8. Infine, con l’ottavo motivo si prospetta la questione relativa alla disciplina delle spese di lite, prospettandone la compensazione, parzialmente o per intero, in deroga al principio della soccombenza.
8.1. La censura è inammissibile, come da consolidato indirizzo di questa Corte (fra molte, Cass.
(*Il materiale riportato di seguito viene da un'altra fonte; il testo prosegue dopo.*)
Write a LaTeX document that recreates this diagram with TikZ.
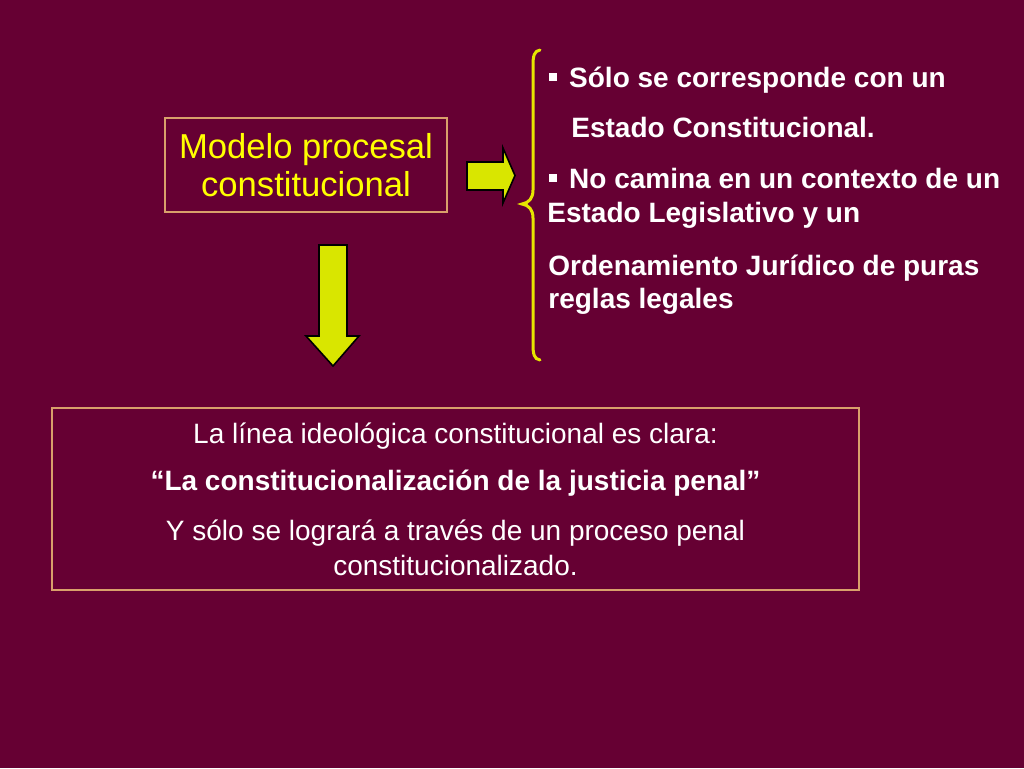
\documentclass[tikz,border=0pt]{standalone}
\usepackage{fontspec}
\setmainfont{Liberation Sans}
\definecolor{fondo}{HTML}{660033}
\definecolor{amarillo}{HTML}{FFFF00}
\definecolor{flechacol}{HTML}{D9E600}
\definecolor{marcocol}{HTML}{D9A06B}
\definecolor{llavecol}{HTML}{E6E600}
\newcommand{\vineta}{\rule[3.2pt]{3.9pt}{3.9pt}\hspace{6pt}}
\begin{document}
\begin{tikzpicture}[x=0.5pt,y=-0.5pt,
  marco/.style={draw=marcocol, line width=1pt, inner sep=0pt},
  flecha/.style={fill=flechacol, draw=black, line width=0.8pt, line join=miter},
  renglon/.style={anchor=base west, inner sep=0pt, text=white, font=\fontsize{14}{17.5}\selectfont\bfseries}]
\useasboundingbox (0,0) rectangle (1024,768);
\fill[fondo] (0,0) rectangle (1024,768);
% caja superior
\node[marco, minimum width=141pt, minimum height=47pt, align=center, text=amarillo,
  font=\fontsize{17.3}{19}\selectfont] (modelo) at (306,165) {Modelo procesal\\constitucional};
% flechas
\draw[flecha] (467,162) -- (503,162) -- (503,148) -- (515,175.5) -- (503,203) -- (503,190) -- (467,190) -- cycle;
\draw[flecha] (319,245) -- (347,245) -- (347,336) -- (359,336) -- (333,366) -- (306,336) -- (319,336) -- cycle;
% llave
\draw[llavecol, line width=1.5pt, line cap=round] (540,50) .. controls (534,51) and (533,56) .. (533,66)
  -- (533,190) .. controls (533,198) and (529,203) .. (522,204)
  .. controls (529,205) and (533,210) .. (533,218)
  -- (533,344) .. controls (533,354) and (534,359) .. (540,360);
% texto de la derecha
\node[renglon] (sol) at (549,87) {\vineta Sólo se corresponde con un};
\node[renglon] (est) at (571,137) {Estado Constitucional.};
\node[renglon] (cam) at (549,188) {\vineta No camina en un contexto de un};
\node[renglon] (leg) at (547,222) {Estado Legislativo y un};
\node[renglon] (ord) at (548,275) {Ordenamiento Jurídico de puras};
\node[renglon] (reg) at (548,308) {reglas legales};
% caja inferior
\node[marco, minimum width=403.5pt, minimum height=91pt, align=center, text=white,
  font=\fontsize{14}{17.5}\selectfont] (linea) at (455.5,499)
  {La línea ideológica constitucional es clara:\\[6pt]
   \textbf{“La constitucionalización de la justicia penal”}\\[7.5pt]
   Y sólo se logrará a través de un proceso penal\\
   constitucionalizado.};
\end{tikzpicture}
\end{document}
Sez. 5, 31/03/2017, n. 8421, secondo cui, in tema di spese processuali, il sindacato della Corte di cassazione, ai sensi dell’art. 360, comma 1, n. 3 c.p.c., è limitato ad accertare che non risulti violato il principio secondo il quale le stesse non possono essere poste a carico della parte totalmente vittoriosa, per cui vi esula, rientrando nel potere discrezionale del giudice di merito, la valutazione dell’opportunità di compensarle in tutto o in parte, sia nell’ipotesi di soccombenza reciproca che in quella di concorso di altri giusti motivi).
9. Il ricorso va, dunque, respinto, con conseguente condanna della ricorrente soccombente alla refusione delle spese processuali, liquidate come da dispositivo in ragione dell’attività difensiva svolta.
10. Occorre dare atto, ai fini e per gli effetti indicati da Cass. Sez. U. 20/02/2020, n. 4315, della sussistenza delle condizioni processuali richieste dall’art. 13, comma 1-quater, del d.P.R. n. 115 del 2002.
P.Q.M.
Rigetta il ricorso e condanna la ricorrente al pagamento delle spese del presente giudizio […]”.